### [Supplied material]
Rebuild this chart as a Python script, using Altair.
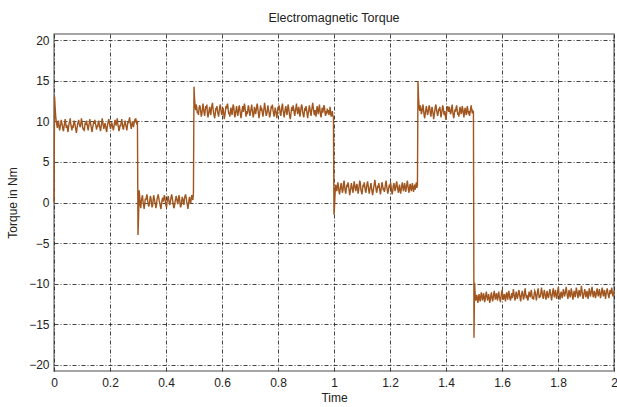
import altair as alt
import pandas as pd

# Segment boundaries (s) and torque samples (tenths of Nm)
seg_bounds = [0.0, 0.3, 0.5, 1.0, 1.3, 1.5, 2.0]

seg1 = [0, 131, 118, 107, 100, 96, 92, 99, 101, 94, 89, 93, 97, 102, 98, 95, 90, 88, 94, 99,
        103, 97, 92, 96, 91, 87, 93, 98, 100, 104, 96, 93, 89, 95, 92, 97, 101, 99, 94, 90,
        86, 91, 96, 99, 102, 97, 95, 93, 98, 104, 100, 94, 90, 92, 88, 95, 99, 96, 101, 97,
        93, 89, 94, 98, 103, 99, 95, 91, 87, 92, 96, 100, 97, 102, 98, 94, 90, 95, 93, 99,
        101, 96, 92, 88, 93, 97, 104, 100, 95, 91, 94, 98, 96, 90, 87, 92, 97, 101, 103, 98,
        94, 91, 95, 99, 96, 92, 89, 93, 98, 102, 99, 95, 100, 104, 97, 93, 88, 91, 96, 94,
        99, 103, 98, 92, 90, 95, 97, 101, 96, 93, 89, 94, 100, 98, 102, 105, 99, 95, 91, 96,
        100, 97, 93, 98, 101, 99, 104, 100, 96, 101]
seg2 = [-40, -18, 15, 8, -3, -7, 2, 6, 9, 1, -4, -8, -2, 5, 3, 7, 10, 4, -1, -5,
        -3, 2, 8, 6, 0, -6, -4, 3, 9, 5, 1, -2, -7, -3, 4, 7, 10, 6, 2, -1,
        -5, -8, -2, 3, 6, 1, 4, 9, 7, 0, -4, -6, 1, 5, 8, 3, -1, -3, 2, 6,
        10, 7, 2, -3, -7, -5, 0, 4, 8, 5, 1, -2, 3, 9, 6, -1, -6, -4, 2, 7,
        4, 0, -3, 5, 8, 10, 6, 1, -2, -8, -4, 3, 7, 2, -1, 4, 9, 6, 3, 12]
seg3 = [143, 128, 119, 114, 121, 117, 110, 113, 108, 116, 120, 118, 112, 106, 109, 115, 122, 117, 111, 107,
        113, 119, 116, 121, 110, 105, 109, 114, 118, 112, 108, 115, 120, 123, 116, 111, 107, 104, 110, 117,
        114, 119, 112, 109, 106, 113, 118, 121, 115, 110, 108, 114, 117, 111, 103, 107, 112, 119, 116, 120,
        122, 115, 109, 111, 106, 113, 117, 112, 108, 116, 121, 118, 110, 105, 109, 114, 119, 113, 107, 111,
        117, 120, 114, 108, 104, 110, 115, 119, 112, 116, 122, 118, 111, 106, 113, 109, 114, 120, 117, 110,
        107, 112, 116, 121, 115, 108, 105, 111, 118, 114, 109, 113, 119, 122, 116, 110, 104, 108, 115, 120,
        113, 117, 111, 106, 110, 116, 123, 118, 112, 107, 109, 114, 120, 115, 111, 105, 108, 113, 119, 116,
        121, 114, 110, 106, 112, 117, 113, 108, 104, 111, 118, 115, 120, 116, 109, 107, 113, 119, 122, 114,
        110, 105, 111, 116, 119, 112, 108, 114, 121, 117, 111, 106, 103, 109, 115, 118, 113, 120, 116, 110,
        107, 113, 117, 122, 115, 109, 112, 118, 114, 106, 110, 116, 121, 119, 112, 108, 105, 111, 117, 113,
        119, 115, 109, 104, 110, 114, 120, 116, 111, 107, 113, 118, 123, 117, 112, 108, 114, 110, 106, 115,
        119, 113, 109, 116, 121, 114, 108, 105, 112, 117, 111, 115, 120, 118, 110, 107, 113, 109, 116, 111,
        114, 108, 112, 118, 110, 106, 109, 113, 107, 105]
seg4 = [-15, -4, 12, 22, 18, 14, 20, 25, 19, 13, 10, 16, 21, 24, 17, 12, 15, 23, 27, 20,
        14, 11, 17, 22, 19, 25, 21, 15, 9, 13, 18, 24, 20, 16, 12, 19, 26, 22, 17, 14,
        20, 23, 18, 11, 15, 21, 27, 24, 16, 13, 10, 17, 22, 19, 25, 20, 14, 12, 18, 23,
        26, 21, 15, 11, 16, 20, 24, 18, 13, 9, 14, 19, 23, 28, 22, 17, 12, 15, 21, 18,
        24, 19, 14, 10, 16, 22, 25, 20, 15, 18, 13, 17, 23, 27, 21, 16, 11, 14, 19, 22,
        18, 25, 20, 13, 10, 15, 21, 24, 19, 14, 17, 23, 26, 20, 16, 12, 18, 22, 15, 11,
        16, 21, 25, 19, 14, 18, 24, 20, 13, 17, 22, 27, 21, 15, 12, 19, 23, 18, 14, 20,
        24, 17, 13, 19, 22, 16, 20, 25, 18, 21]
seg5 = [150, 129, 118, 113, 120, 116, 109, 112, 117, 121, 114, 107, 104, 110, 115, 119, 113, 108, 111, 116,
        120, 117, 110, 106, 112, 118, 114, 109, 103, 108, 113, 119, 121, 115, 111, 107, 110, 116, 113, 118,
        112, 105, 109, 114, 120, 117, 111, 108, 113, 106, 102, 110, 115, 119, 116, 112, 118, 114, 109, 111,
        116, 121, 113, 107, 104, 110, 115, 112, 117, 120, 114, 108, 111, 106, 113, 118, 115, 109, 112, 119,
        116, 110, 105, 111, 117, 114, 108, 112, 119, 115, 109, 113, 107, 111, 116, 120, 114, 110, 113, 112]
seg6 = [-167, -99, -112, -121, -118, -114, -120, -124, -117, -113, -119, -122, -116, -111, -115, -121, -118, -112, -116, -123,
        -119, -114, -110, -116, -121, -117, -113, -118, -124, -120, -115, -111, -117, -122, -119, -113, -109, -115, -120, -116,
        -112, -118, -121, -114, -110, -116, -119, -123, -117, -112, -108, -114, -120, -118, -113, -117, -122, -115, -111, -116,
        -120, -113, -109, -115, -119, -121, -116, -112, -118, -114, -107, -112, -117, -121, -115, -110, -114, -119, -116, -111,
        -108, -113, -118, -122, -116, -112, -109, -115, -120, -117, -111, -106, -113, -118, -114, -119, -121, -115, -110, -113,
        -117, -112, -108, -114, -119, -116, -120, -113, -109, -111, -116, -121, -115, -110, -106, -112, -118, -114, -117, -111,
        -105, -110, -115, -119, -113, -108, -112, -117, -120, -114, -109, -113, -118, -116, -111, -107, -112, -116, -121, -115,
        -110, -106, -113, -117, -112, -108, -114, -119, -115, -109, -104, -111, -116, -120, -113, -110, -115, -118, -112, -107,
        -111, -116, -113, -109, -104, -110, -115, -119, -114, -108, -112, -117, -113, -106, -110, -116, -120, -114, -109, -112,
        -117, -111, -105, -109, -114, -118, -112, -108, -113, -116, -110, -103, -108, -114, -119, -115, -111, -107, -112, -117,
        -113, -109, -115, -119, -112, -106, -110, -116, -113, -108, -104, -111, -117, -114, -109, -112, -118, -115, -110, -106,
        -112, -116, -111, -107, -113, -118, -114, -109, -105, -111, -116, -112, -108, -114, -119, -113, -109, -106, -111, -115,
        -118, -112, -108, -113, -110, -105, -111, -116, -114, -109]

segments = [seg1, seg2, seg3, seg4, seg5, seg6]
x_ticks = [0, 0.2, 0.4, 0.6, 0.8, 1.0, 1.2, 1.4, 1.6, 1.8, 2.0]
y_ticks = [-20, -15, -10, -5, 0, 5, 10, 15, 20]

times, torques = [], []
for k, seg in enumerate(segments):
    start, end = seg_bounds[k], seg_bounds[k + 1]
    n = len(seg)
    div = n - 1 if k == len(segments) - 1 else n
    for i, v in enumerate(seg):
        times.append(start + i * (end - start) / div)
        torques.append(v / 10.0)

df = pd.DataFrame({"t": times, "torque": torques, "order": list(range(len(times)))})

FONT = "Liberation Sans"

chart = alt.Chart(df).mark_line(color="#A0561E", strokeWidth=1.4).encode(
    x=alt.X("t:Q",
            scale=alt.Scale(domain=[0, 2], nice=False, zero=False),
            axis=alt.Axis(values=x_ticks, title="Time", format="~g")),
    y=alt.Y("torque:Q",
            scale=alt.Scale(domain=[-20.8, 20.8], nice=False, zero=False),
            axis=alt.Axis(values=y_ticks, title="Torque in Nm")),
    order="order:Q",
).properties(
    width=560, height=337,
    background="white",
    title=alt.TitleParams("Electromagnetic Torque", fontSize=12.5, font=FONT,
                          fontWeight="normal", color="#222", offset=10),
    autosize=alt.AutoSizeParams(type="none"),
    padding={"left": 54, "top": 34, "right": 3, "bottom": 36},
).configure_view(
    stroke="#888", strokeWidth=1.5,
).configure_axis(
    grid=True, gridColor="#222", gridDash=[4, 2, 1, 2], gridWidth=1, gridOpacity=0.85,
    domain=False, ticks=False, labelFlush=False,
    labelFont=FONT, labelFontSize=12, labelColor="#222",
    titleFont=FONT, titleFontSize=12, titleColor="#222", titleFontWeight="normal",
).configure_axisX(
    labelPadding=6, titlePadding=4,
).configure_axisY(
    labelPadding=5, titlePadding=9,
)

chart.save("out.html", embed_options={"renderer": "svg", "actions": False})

### [Stated problem]
Begin at the first line of the data above and repeat each line exactly, stopping after the line containing "seg_bounds = [0.0, 0.3, 0.5, 1.0, 1.3, 1.5, 2.0]". Omit the pictures.

### [Result below]
Rebuild this chart as a Python script, using Altair.
import altair as alt
import pandas as pd

# Segment boundaries (s) and torque samples (tenths of Nm)
seg_bounds = [0.0, 0.3, 0.5, 1.0, 1.3, 1.5, 2.0]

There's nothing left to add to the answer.